WHAT IS NEEDED » Set down, exactly as written, the lines from the top of the data to the line that holds "import matplotlib.pyplot as plt", and omit the pictures.

GIVEN DATA »

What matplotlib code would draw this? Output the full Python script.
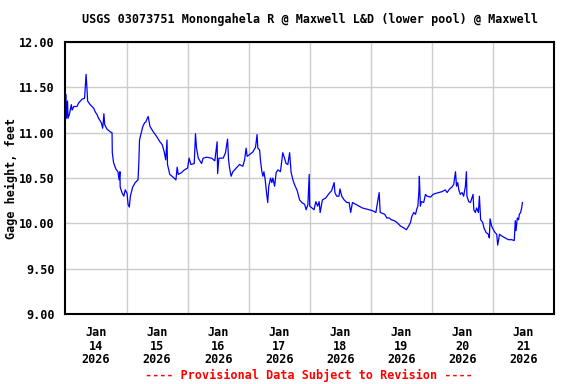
import pandas as pd
import matplotlib
matplotlib.use("Agg")
import matplotlib.pyplot as plt

# hours after 2026-01-14 00:00 and gage height (ft)
hours = [0.2, 0.4, 0.8, 1.0, 1.5, 2.3, 2.6, 3.3, 4.5, 5.2, 6.5, 7.5, 7.8, 8.1, 8.4, 8.7,
         9.7, 11.1, 11.7, 12.4, 13.0, 14.1, 14.6, 14.8, 15.1, 15.4, 16.3, 17.6, 18.3, 18.4,
         18.9, 19.8, 20.6, 21.1, 21.4, 21.5, 22.2, 22.9, 23.5, 24.2, 24.6, 25.1, 25.5, 26.4,
         27.4, 28.5, 28.8, 29.1, 29.8, 30.4, 31.1, 31.6, 32.0, 32.5, 33.2, 34.5, 35.8, 37.1,
         38.0, 38.8, 39.4, 39.9, 40.1, 41.0, 42.3, 43.4, 43.9, 44.3, 45.6, 46.7, 48.0, 48.6,
         49.3, 50.6, 51.1, 51.5, 52.2, 53.5, 54.1, 55.5, 57.4, 58.7, 59.6, 59.8, 60.3, 62.0,
         62.9, 63.7, 64.1, 64.5, 65.1, 65.8, 67.1, 68.4, 69.7, 70.4, 71.0, 71.4, 72.4, 73.7,
         74.7, 75.3, 75.6, 76.3, 76.7, 77.2, 77.6, 78.0, 78.5, 79.1, 79.5, 79.9, 80.6, 81.1,
         81.5, 82.2, 82.8, 83.5, 84.5, 85.4, 86.1, 86.7, 87.4, 88.1, 88.7, 89.4, 90.0, 91.1,
         92.0, 92.9, 94.0, 94.6, 95.3, 95.8, 96.0, 96.9, 97.7, 98.4, 99.1, 99.7, 100.1, 101.0,
         102.3, 103.6, 104.6, 105.6, 105.9, 106.6, 107.5, 107.9, 108.6, 109.5, 110.6, 111.5,
         112.1, 112.8, 114.1, 115.4, 116.7, 118.0, 119.3, 120.7, 122.0, 123.3, 123.7, 124.6,
         125.5, 126.3, 127.2, 128.1, 129.2, 130.3, 131.7, 133.0, 134.0, 134.9, 135.6, 136.2,
         136.9, 137.6, 138.0, 138.5, 138.9, 139.1, 139.5, 139.9, 140.8, 141.5, 142.1, 143.5,
         144.5, 145.4, 146.7, 148.0, 149.3, 150.0, 151.0, 151.9, 152.6, 153.3, 153.7, 154.2,
         154.6, 155.2, 155.9, 156.5, 157.2, 157.6, 157.8, 158.5, 159.2, 160.2, 160.5, 161.1,
         161.6, 162.3, 162.7, 163.2, 164.0, 164.5, 165.3, 166.2, 166.6, 166.9, 167.5, 168.2,
         168.8, 169.5, 169.9, 170.6, 171.5, 172.8, 174.1, 175.4, 176.4, 176.8, 177.1, 177.6,
         178.1, 178.4, 178.9, 179.3, 179.6]
height = [11.42, 11.16, 11.35, 11.16, 11.20, 11.31, 11.25, 11.29, 11.29, 11.33, 11.37, 11.38,
          11.51, 11.645, 11.51, 11.35, 11.31, 11.27, 11.23, 11.20, 11.16, 11.11, 11.05, 11.10,
          11.21, 11.09, 11.04, 11.01, 11.00, 10.78, 10.67, 10.60, 10.57, 10.48, 10.57, 10.40,
          10.34, 10.30, 10.37, 10.33, 10.21, 10.18, 10.30, 10.40, 10.45, 10.48, 10.65, 10.92,
          11.00, 11.07, 11.11, 11.12, 11.15, 11.18, 11.07, 11.01, 10.96, 10.90, 10.87, 10.79,
          10.70, 10.92, 10.65, 10.54, 10.51, 10.48, 10.62, 10.54, 10.56, 10.59, 10.61, 10.72,
          10.65, 10.66, 10.99, 10.83, 10.72, 10.66, 10.72, 10.73, 10.72, 10.69, 10.90, 10.55,
          10.72, 10.72, 10.78, 10.93, 10.70, 10.61, 10.52, 10.57, 10.61, 10.65, 10.63, 10.70,
          10.83, 10.74, 10.76, 10.79, 10.84, 10.98, 10.83, 10.81, 10.68, 10.57, 10.52, 10.57,
          10.48, 10.32, 10.23, 10.41, 10.50, 10.45, 10.50, 10.41, 10.56, 10.59, 10.57, 10.78,
          10.72, 10.66, 10.65, 10.78, 10.56, 10.48, 10.43, 10.36, 10.26, 10.23, 10.21, 10.15,
          10.21, 10.54, 10.19, 10.17, 10.15, 10.24, 10.19, 10.24, 10.12, 10.26, 10.28, 10.33,
          10.36, 10.45, 10.34, 10.30, 10.30, 10.38, 10.30, 10.26, 10.23, 10.23, 10.12, 10.23,
          10.21, 10.19, 10.17, 10.16, 10.15, 10.14, 10.12, 10.34, 10.12, 10.11, 10.10, 10.06,
          10.06, 10.04, 10.03, 10.01, 9.97, 9.95, 9.93, 9.97, 10.01, 10.08, 10.12, 10.10,
          10.15, 10.19, 10.34, 10.52, 10.19, 10.24, 10.23, 10.32, 10.30, 10.29, 10.32, 10.33,
          10.34, 10.35, 10.37, 10.34, 10.38, 10.40, 10.43, 10.57, 10.41, 10.45, 10.37, 10.32,
          10.34, 10.30, 10.41, 10.57, 10.30, 10.24, 10.23, 10.32, 10.15, 10.12, 10.17, 10.12,
          10.30, 10.04, 10.01, 9.95, 9.90, 9.88, 9.84, 10.05, 9.97, 9.93, 9.90, 9.88, 9.76,
          9.88, 9.86, 9.84, 9.82, 9.82, 9.81, 10.03, 9.92, 10.06, 10.04, 10.10, 10.12, 10.17,
          10.23]

day_labels = ["Jan\n14\n2026", "Jan\n15\n2026", "Jan\n16\n2026", "Jan\n17\n2026",
              "Jan\n18\n2026", "Jan\n19\n2026", "Jan\n20\n2026", "Jan\n21\n2026"]
y_ticks = [9.0, 9.5, 10.0, 10.5, 11.0, 11.5, 12.0]

start = pd.Timestamp("2026-01-14")
times = start + pd.to_timedelta(hours, unit="h")

plt.rcParams["font.family"] = "DejaVu Sans Mono"
plt.rcParams["font.weight"] = "bold"
fs = 8.5

fig = plt.figure(figsize=(5.76, 3.84), dpi=100)
ax = fig.add_axes([0.1137, 0.1823, 0.848, 0.708])

ax.plot(times, height, color="#0000ff", lw=0.9)

ax.set_xlim(start, start + pd.Timedelta(days=8))
ax.set_ylim(9, 12)

# gridlines at midnight, day labels centred at noon
midnights = [start + pd.Timedelta(days=d) for d in range(1, 8)]
noons = [start + pd.Timedelta(days=d, hours=12) for d in range(8)]
ax.set_xticks(midnights)
ax.set_xticklabels([])
ax.set_xticks(noons, minor=True)
ax.set_xticklabels(day_labels, minor=True, fontsize=fs, fontweight="bold", linespacing=1.05)
ax.tick_params(axis="x", which="both", length=0)
ax.tick_params(axis="x", which="minor", pad=9)

ax.set_yticks(y_ticks)
ax.set_yticklabels(["%.2f" % v for v in y_ticks], fontsize=fs, fontweight="bold")
ax.tick_params(axis="y", length=0, pad=8)

ax.grid(True, which="major", color="#cccccc", lw=1)
ax.set_axisbelow(True)
for s in ax.spines.values():
    s.set_linewidth(1.5)

ax.set_ylabel("Gage height, feet", fontsize=fs, fontweight="bold")
ax.yaxis.set_label_coords(-0.097, 0.5)
ax.set_title("USGS 03073751 Monongahela R @ Maxwell L&D (lower pool) @ Maxwell",
             fontsize=fs, fontweight="bold", pad=14)

fig.text(0.537, 0.023, "---- Provisional Data Subject to Revision ----",
         color="red", fontsize=fs, fontweight="bold", ha="center", va="center")

fig.savefig("out.png", dpi=100)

ANSWER TO THIS EXERCISE »
What matplotlib code would draw this? Output the full Python script.
import pandas as pd
import matplotlib
matplotlib.use("Agg")
import matplotlib.pyplot as plt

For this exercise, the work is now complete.